# kids & water buckets



## use2bwilson (Aug 4, 2011)

our 2 little doelings are only 3 days old and i'm wondering what is the safest set up for the water bowl / bucket. Luckily i've been home full time these last few days and offered mama water every hour or so and have kept the water away from the babies.

However, i must return to work unfortunately ... and want to know that is the best water set up ...
tall bucket with just a few inches of water in the bottom?
bucket clipped to fence with more water so mama can reach the water?
shallow bowl that they could easily climb out of if that fell in?

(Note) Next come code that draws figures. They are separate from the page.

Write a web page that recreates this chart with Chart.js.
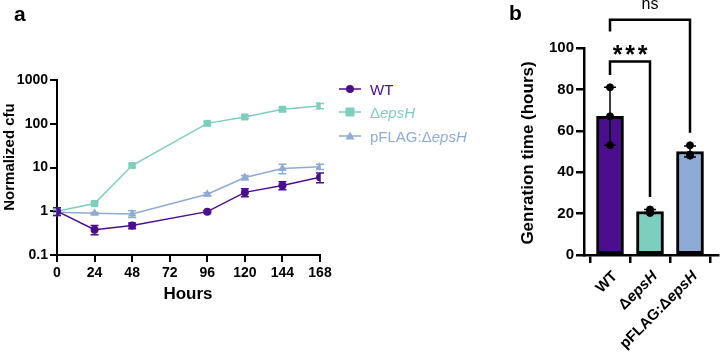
<!DOCTYPE html>
<html>
<head>
<meta charset="utf-8">
<script src="https://cdn.jsdelivr.net/npm/chart.js@4.4.1/dist/chart.umd.min.js"></script>
<style>
  body { margin: 0; background: #fff; font-family: "Liberation Sans", Arial, sans-serif; }
  #wrap { position: relative; width: 723px; height: 356px; overflow: hidden; }
  canvas { position: absolute; top: 0; }
  .panel { position: absolute; font-weight: bold; font-size: 21px; line-height: 1; }
  .item { position: absolute; left: 339px; height: 20px; display: flex; align-items: center; font-size: 15px; }
  .item svg { margin-right: 9px; }
</style>
</head>
<body>
<div id="wrap">
  <canvas id="chartA" width="340" height="356" style="left:0"></canvas>
  <canvas id="chartB" width="243" height="356" style="left:480px"></canvas>
  <div class="panel" style="left:14px;top:3px">a</div>
  <div class="panel" style="left:509px;top:2px">b</div>
  <div id="legend"></div>
</div>
<script>
// ---- panel a data: normalized cfu over time ----
const hours = [0, 24, 48, 96, 120, 144, 168];
const hourTicks = [0, 24, 48, 72, 96, 120, 144, 168];
const cfuTicks = [0.1, 1, 10, 100, 1000];

const wtCfu = [1.0, 0.38, 0.47, 0.98, 2.7, 3.9, 6.0];
const wtCfuErr = [0.2, 0.09, 0.07, 0.05, 0.55, 0.8, 1.5];
const epsCfu = [1.0, 1.5, 11.1, 102, 143, 214, 256];
const epsCfuErr = [0.08, 0.1, 0.8, 8, 12, 22, 35];
const pflagCfu = [0.95, 0.9, 0.87, 2.45, 5.9, 9.5, 10.4];
const pflagCfuErr = [0.15, 0.04, 0.15, 0.2, 0.7, 2.3, 1.4];

// ---- panel b data: generation time ----
const strains = ['WT', 'ΔepsH', 'pFLAG:ΔepsH'];
const genMean = [67, 21, 50];
const genSD = [14, 1, 2.7];
const genReps = [[81, 67, 53], [22, 20.5, 20.3], [53, 48.5, 48]];
const genTicks = [0, 20, 40, 60, 80, 100];

const PURPLE = '#4b0e8e', TEAL = '#7dcfbd', BLUE = '#8eabd7';
const FONT = '"Liberation Sans", Arial, sans-serif';

// split a strain name so that "epsH" is set in italics
function segments(name) {
  const i = name.indexOf('epsH');
  if (i < 0) return [{ t: name, it: false }];
  return [{ t: name.slice(0, i), it: false }, { t: 'epsH', it: true }, { t: name.slice(i + 4), it: false }]
    .filter(s => s.t.length);
}

// legend (html)
const legendItems = [
  { name: 'WT', color: PURPLE, marker: 'circle', top: 79 },
  { name: 'ΔepsH', color: TEAL, marker: 'rect', top: 102 },
  { name: 'pFLAG:ΔepsH', color: BLUE, marker: 'triangle', top: 126 }
];
const legend = document.getElementById('legend');
legendItems.forEach(it => {
  let mk = '';
  if (it.marker === 'circle') mk = `<circle cx="11" cy="6" r="4" fill="${it.color}"/>`;
  if (it.marker === 'rect') mk = `<rect x="6.5" y="1.5" width="9" height="9" fill="${it.color}"/>`;
  if (it.marker === 'triangle') mk = `<polygon points="11,1.5 15.5,9.5 6.5,9.5" fill="${it.color}"/>`;
  const div = document.createElement('div');
  div.className = 'item';
  div.style.top = it.top + 'px';
  div.style.color = it.color;
  div.innerHTML = `<svg width="22" height="12"><line x1="0" y1="6" x2="22" y2="6" stroke="${it.color}" stroke-width="1.5"/>${mk}</svg>` +
    segments(it.name).map(s => s.it ? `<i>${s.t}</i>` : s.t).join('');
  legend.appendChild(div);
});

// ---- panel a ----
const errPlugin = {
  id: 'errA',
  beforeDatasetDraw(chart, args) {
    const ds = chart.data.datasets[args.index];
    const x = chart.scales.x, y = chart.scales.y, ctx = chart.ctx;
    ctx.save();
    ctx.strokeStyle = ds.borderColor;
    ctx.lineWidth = 1.5;
    ds.err.forEach((e, i) => {
      const px = x.getPixelForValue(hours[i]);
      const m = ds.data[i].y;
      const t = y.getPixelForValue(m + e), b = y.getPixelForValue(m - e);
      ctx.beginPath();
      ctx.moveTo(px, t); ctx.lineTo(px, b);
      ctx.moveTo(px - 4, t); ctx.lineTo(px + 4, t);
      ctx.moveTo(px - 4, b); ctx.lineTo(px + 4, b);
      ctx.stroke();
    });
    ctx.restore();
  },
  afterDraw(chart) {
    const ctx = chart.ctx;
    ctx.save();
    ctx.fillStyle = '#000';
    ctx.font = 'bold 17px ' + FONT;
    ctx.textAlign = 'center';
    ctx.textBaseline = 'middle';
    ctx.fillText('Hours', 188, 294);
    ctx.translate(10, 157);
    ctx.rotate(-Math.PI / 2);
    ctx.font = 'bold 15px ' + FONT;
    ctx.fillText('Normalized cfu', 0, 0);
    ctx.restore();
  }
};

function series(vals, errs, color, style, radius) {
  return {
    data: hours.map((h, i) => ({ x: h, y: vals[i] })),
    err: errs,
    borderColor: color, backgroundColor: color,
    borderWidth: 1.5, pointStyle: style, pointRadius: radius,
    pointBorderWidth: 0, tension: 0
  };
}

new Chart(document.getElementById('chartA'), {
  type: 'line',
  data: {
    datasets: [
      series(wtCfu, wtCfuErr, PURPLE, 'circle', 4),
      series(epsCfu, epsCfuErr, TEAL, 'rect', 5),
      series(pflagCfu, pflagCfuErr, BLUE, 'triangle', 5)
    ]
  },
  options: {
    responsive: false,
    animation: false,
    layout: { padding: { top: 80, right: 20, bottom: 71, left: 0 } },
    plugins: { legend: { display: false }, tooltip: { enabled: false } },
    scales: {
      x: {
        type: 'linear', min: 0, max: 168,
        afterBuildTicks: s => { s.ticks = hourTicks.map(v => ({ value: v })); },
        afterFit: s => { s.height = 30; },
        ticks: { color: '#000', font: { family: FONT, size: 14, weight: 'bold' }, padding: 3, maxRotation: 0 },
        grid: { drawOnChartArea: false, tickLength: 7, color: '#000', lineWidth: 2 },
        border: { color: '#000', width: 2 }
      },
      y: {
        type: 'logarithmic', min: 0.1, max: 1000,
        afterBuildTicks: s => { s.ticks = cfuTicks.map(v => ({ value: v })); },
        afterFit: s => { s.width = 57; },
        ticks: { color: '#000', font: { family: FONT, size: 14, weight: 'bold' }, padding: 2, callback: v => String(v) },
        grid: { drawOnChartArea: false, tickLength: 7, color: '#000', lineWidth: 2 },
        border: { color: '#000', width: 2 }
      }
    }
  },
  plugins: [errPlugin]
});

// ---- panel b ----
const barPlugin = {
  id: 'barB',
  afterDatasetDraw(chart, args) {
    if (args.index !== 0) return;
    const x = chart.scales.x, y = chart.scales.y, ctx = chart.ctx;
    ctx.save();
    ctx.strokeStyle = '#000';
    ctx.lineWidth = 1.5;
    genMean.forEach((m, i) => {
      const px = x.getPixelForValue(i);
      const t = y.getPixelForValue(m + genSD[i]), b = y.getPixelForValue(m - genSD[i]);
      ctx.beginPath();
      ctx.moveTo(px, t); ctx.lineTo(px, b);
      ctx.moveTo(px - 6, t); ctx.lineTo(px + 6, t);
      ctx.moveTo(px - 6, b); ctx.lineTo(px + 6, b);
      ctx.stroke();
    });
    ctx.restore();
  },
  afterDraw(chart) {
    const x = chart.scales.x, y = chart.scales.y, ctx = chart.ctx;
    ctx.save();
    ctx.fillStyle = '#000';
    ctx.strokeStyle = '#000';
    // rotated category labels
    ctx.textBaseline = 'middle';
    strains.forEach((s, i) => {
      const segs = segments(s);
      ctx.save();
      ctx.translate(x.getPixelForValue(i) + 5, y.bottom + 19);
      ctx.rotate(-Math.PI / 4);
      const fonts = segs.map(sg => (sg.it ? 'italic ' : '') + 'bold 15px ' + FONT);
      const widths = segs.map((sg, k) => { ctx.font = fonts[k]; return ctx.measureText(sg.t).width; });
      let cx = -widths.reduce((a, b) => a + b, 0);
      segs.forEach((sg, k) => { ctx.font = fonts[k]; ctx.fillText(sg.t, cx, 0); cx += widths[k]; });
      ctx.restore();
    });
    // y title
    ctx.save();
    ctx.translate(48, 153);
    ctx.rotate(-Math.PI / 2);
    ctx.textAlign = 'center';
    ctx.font = 'bold 17px ' + FONT;
    ctx.fillText('Genration time (hours)', 0, 0);
    ctx.restore();
    // significance brackets
    ctx.lineWidth = 2.5;
    const bracket = (a, b, top, legA, legB) => {
      const xa = x.getPixelForValue(a), xb = x.getPixelForValue(b);
      ctx.beginPath();
      ctx.moveTo(xa, y.getPixelForValue(legA));
      ctx.lineTo(xa, y.getPixelForValue(top));
      ctx.lineTo(xb, y.getPixelForValue(top));
      ctx.lineTo(xb, y.getPixelForValue(legB));
      ctx.stroke();
    };
    bracket(0, 1, 93.5, 87, 28);
    bracket(0, 2, 113.7, 108, 59);
    ctx.textAlign = 'center';
    ctx.textBaseline = 'alphabetic';
    ctx.font = 'bold 25px ' + FONT;
    const mid = (x.getPixelForValue(0) + x.getPixelForValue(1)) / 2;
    [-12.5, 0, 12.5].forEach(dx => ctx.fillText('*', mid + dx, 63));
    ctx.font = '16px ' + FONT;
    ctx.fillText('ns', (x.getPixelForValue(0) + x.getPixelForValue(2)) / 2, 9);
    ctx.restore();
  }
};

new Chart(document.getElementById('chartB'), {
  data: {
    datasets: [
      {
        type: 'bar',
        data: genMean.map((m, i) => ({ x: i, y: m })),
        backgroundColor: [PURPLE, TEAL, BLUE],
        borderColor: '#000', borderWidth: 3, borderSkipped: false,
        barThickness: 27, order: 2
      },
      {
        type: 'scatter',
        data: genReps.flatMap((r, i) => r.map(v => ({ x: i, y: v }))),
        backgroundColor: '#000', borderColor: '#000', pointRadius: 3.5, order: 1
      }
    ]
  },
  options: {
    responsive: false,
    animation: false,
    layout: { padding: { top: 48, right: 0, bottom: 71, left: 0 } },
    plugins: { legend: { display: false }, tooltip: { enabled: false } },
    scales: {
      x: {
        type: 'linear', min: -0.65, max: 2.7, offset: false,
        afterBuildTicks: s => { s.ticks = strains.map((_, i) => ({ value: i })); },
        afterFit: s => { s.height = 30; },
        ticks: { callback: () => '' },
        grid: { drawOnChartArea: false, tickLength: 8, color: '#000', lineWidth: 2.5 },
        border: { color: '#000', width: 2.5 }
      },
      y: {
        min: 0, max: 100,
        afterBuildTicks: s => { s.ticks = genTicks.map(v => ({ value: v })); },
        afterFit: s => { s.width = 104; },
        ticks: { color: '#000', font: { family: FONT, size: 15, weight: 'bold' }, padding: 2 },
        grid: { drawOnChartArea: false, tickLength: 8, color: '#000', lineWidth: 2.5 },
        border: { color: '#000', width: 2.5 }
      }
    }
  },
  plugins: [barPlugin]
});
</script>
</body>
</html>
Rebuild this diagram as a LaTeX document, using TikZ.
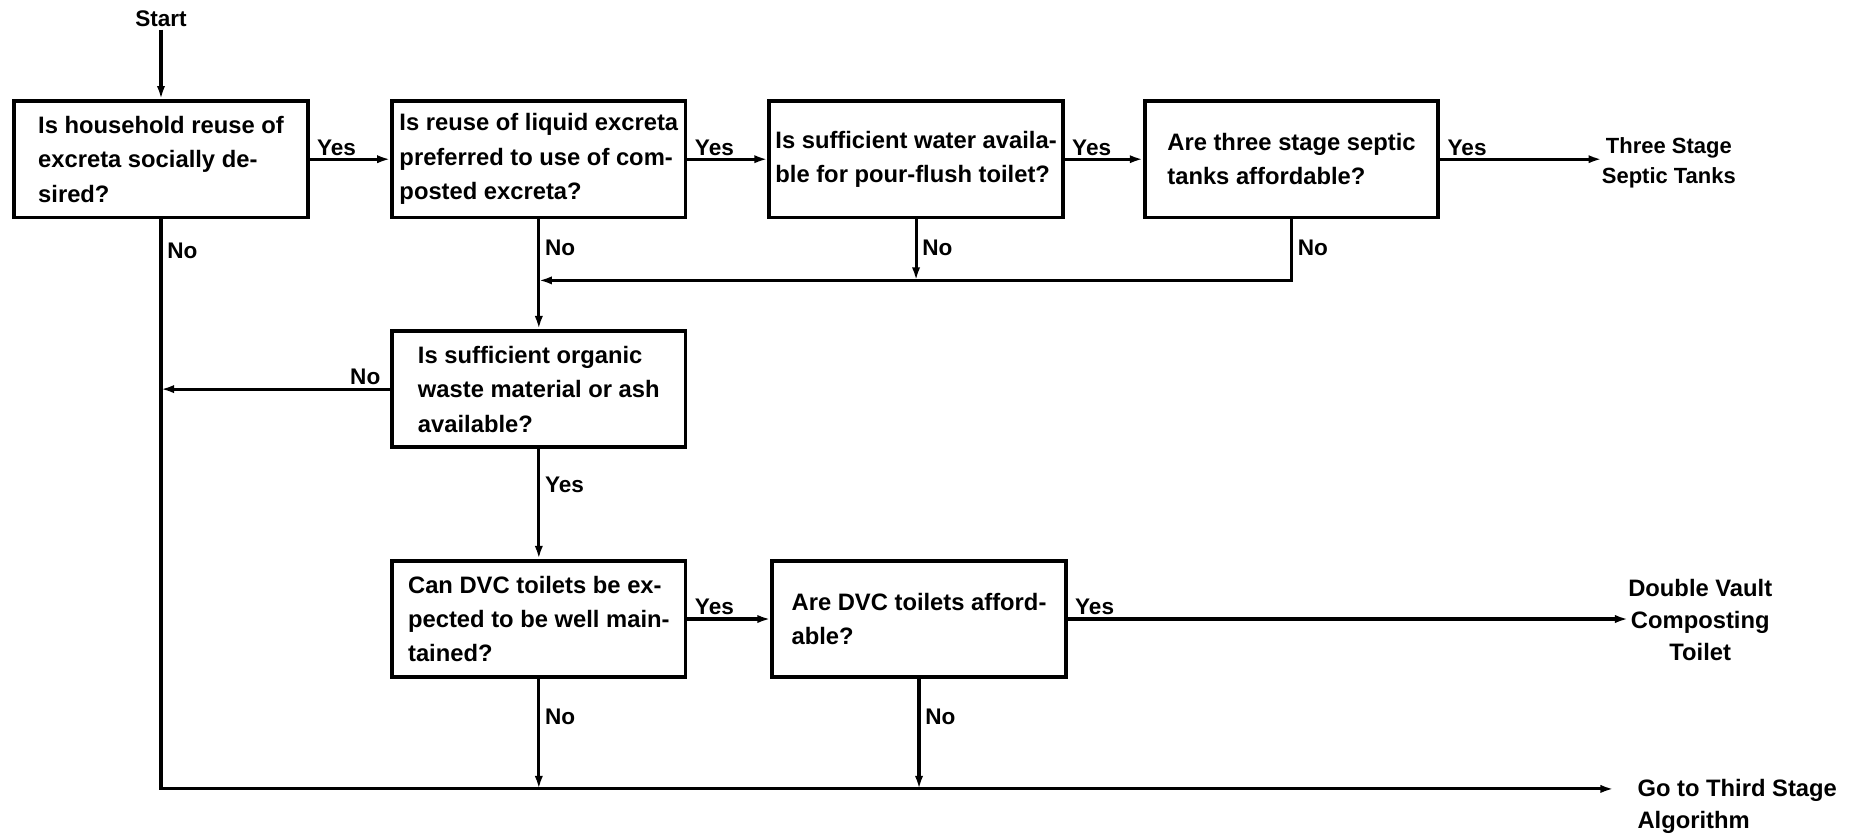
\documentclass[tikz,border=0pt]{standalone}
\usepackage{fontspec}
\setmainfont{Liberation Sans}
\usetikzlibrary{arrows.meta}
\begin{document}
\begin{tikzpicture}[x=1pt,y=-1pt,
  q/.style={draw, line width=3.2pt, minimum width=247pt, minimum height=98pt,
            align=left, inner sep=0pt, font=\bfseries\fontsize{20}{29}\selectfont},
  lbl/.style={font=\bfseries\fontsize{19}{22}\selectfont, inner sep=2pt},
  res/.style={font=\bfseries\fontsize{20}{27}\selectfont, align=center, inner sep=0pt},
  flow/.style={line width=2.6pt},
  arr/.style={flow, -{Latex[length=11pt,width=7pt]}},
  yes/.style={lbl, pos=0, anchor=south west, xshift=3pt},
  down/.style={lbl, pos=0, anchor=north west, yshift=-14pt, xshift=2pt}]
\useasboundingbox (0,0) rectangle (1568,703);

% decision boxes
\node[q] (b1) at (135.5,134) {Is household reuse of\\excreta socially de-\\sired?};
\node[lbl] (start) at (b1.north |- 0,16) {Start};
\node[q] (b2) at (453.5,134) {Is reuse of liquid excreta\\preferred to use of com-\\posted excreta?};
\node[q] (b3) at (771,134) {Is sufficient water availa-\\ble for pour-flush toilet?};
\node[q] (b4) at (1087,134) {Are three stage septic\\tanks affordable?};
\node[q] (b5) at (453.5,327.5) {Is sufficient organic\\waste material or ash\\available?};
\node[q] (b6) at (453.5,521) {Can DVC toilets be ex-\\pected to be well main-\\tained?};
\node[q] (b7) at (773.5,521) {Are DVC toilets afford-\\able?};

% outcomes
\node[res, anchor=west, font=\bfseries\fontsize{18.5}{26}\selectfont] (r1) at (1348,137) {Three Stage\\Septic Tanks};
\node[res] (r2) at (1431,522) {Double Vault\\Composting\\Toilet};
\node[res, anchor=west, align=left] (r3) at (1378,679) {Go to Third Stage\\Algorithm};

% junctions
\coordinate (end3) at (1358,664);
\coordinate (j1) at (b3.south |- 0,236);
\coordinate (j2) at (b2.south |- j1);
\coordinate (j3) at (b1.south |- b5.west);
\coordinate (j4) at (b6.south |- end3);
\coordinate (j5) at (b7.south |- end3);

% connectors
\draw[arr] (start) -- (b1);
\draw[arr] (b1) -- node[yes] {Yes} (b2);
\draw[arr] (b2) -- node[yes] {Yes} (b3);
\draw[arr] (b3) -- node[yes] {Yes} (b4);
\draw[arr] (b4.east) -- node[yes] {Yes} (b4.east -| r1.west);

\draw[arr] (b1.south) |- node[down, yshift=-3pt] {No} (end3);
\draw[arr] (b2) -- node[down] {No} (b5);
\draw[arr] (b3) -- node[down] {No} (j1);
\draw[arr] (b4.south) |- node[down] {No} (j2);

\draw[arr] (b5) -- node[lbl, pos=0, anchor=south east, xshift=-5pt] {No} (j3);
\draw[arr] (b5) -- node[down, yshift=-6pt] {Yes} (b6);

\draw[arr] (b6) -- node[yes] {Yes} (b7);
\draw[arr] (b7.east) -- node[yes] {Yes} (b7.east -| r2.west);
\draw[arr] (b6) -- node[down, yshift=-8pt] {No} (j4);
\draw[arr] (b7) -- node[down, yshift=-8pt] {No} (j5);
\end{tikzpicture}
\end{document}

the babies are already able to climb over top of their mama ... i don't want to assume that they can't climb into a bucket that is at the height for mama to drink out of ... she's a nigerian dwarf goat and therefore not that tall ...
suggestions?


----------



## SandStoneStable Farm (Dec 8, 2010)

I decided to go with multiple shallow buckets they can jump out of, seems to be working out...
Had one little one jump in, jump right back out and run yelling for Mamma... so I think it's the safest for my set up.


----------



## freedomstarfarm (Mar 25, 2011)

I use 2 and 5 gallon buckets clipped to the fence and full. Have never had a issue.


----------



## freedomstarfarm (Mar 25, 2011)

If you only put a few inches in then the kids wont be able to drink the water. So if you don't want to fill buckets I would fill shallow dishes like SandStone. My kids start drinking on their own about 2 weeks old.


----------



## peggy (Aug 11, 2010)

Don't know if you can get it in the states but we buy natural peanut butter in 1 gallon plastic buckets and I use those for the new mothers and babies. Even if they step in it they can easily get back out.


----------



## RPC (Nov 6, 2009)

When the kids are young I use 2 gallon buckets full and off the ground and they are able to jump back out. I have only had it happen once.


----------



## use2bwilson (Aug 4, 2011)

when do the babies start drinking water? 2 weeks?
So far, I've been assuming they get their water from nursing ... is that correct for the first couple weeks?


----------



## freedomstarfarm (Mar 25, 2011)

I notice them drinking often at 2 weeks old.


----------



## use2bwilson (Aug 4, 2011)

okay ... so the buckets should be clipped at a drinkable height for the doelings too ... if they are full they can reach the water but won't climb in because they don't like getting wet ... is that the idea?


----------



## liz (Oct 5, 2007)

In stalls, I use either 1 gallon pails or 2 gallon buckets hung up high enough so kids can't get in them but mama can reach them easily, outside I use a short 4 gallon bucket that is set on the ground, it's wide enough that a kid can get out if it's pushed in....have seen it happen already with a kid last year. Most kids that have water accessible to them will dip their noses in at around 2 weeks, I've not seen my actually drink water til they are 4-5 weeks.


----------



## Skyz84 (Jul 25, 2011)

I found 1 gallon buckets with handles at our local H.E.B. Grocery store for $1 each. (They were on the same isle with the mops and brooms) I tied them up to the fences just low enough for mama to reach in. Seems to work and I'm not too worried about the babies get up there.


----------



## keren (Oct 26, 2008)

I fill shallow bowls. I've found my kids will start drinking water at a couple of days old if the weather is warm.


----------



## Breezy-Trail (Sep 16, 2011)

I use 2 5 gallon buckets filled 2 times a day.
I have never had a problem even with how much that kid bounces around.
I have the bottom of the bucket 4-6 inches from the ground and they hang on the wall.


----------



## firelight27 (Apr 25, 2009)

In the kidding stall I clip a small bucket up high enough mom can get into it but babies can't. I keep it full, but the wall its on is slatted, so I put it high enough mom has to step up on the bottom slat to drink. Once they are old enough to be outside I put down water in one of those shallow, really wide/large rubber feeders made for horses. Shallow enough they can't possibly drown, heavy enough they don't tip over, but huge enough to hold plenty of water for mom and babies.


----------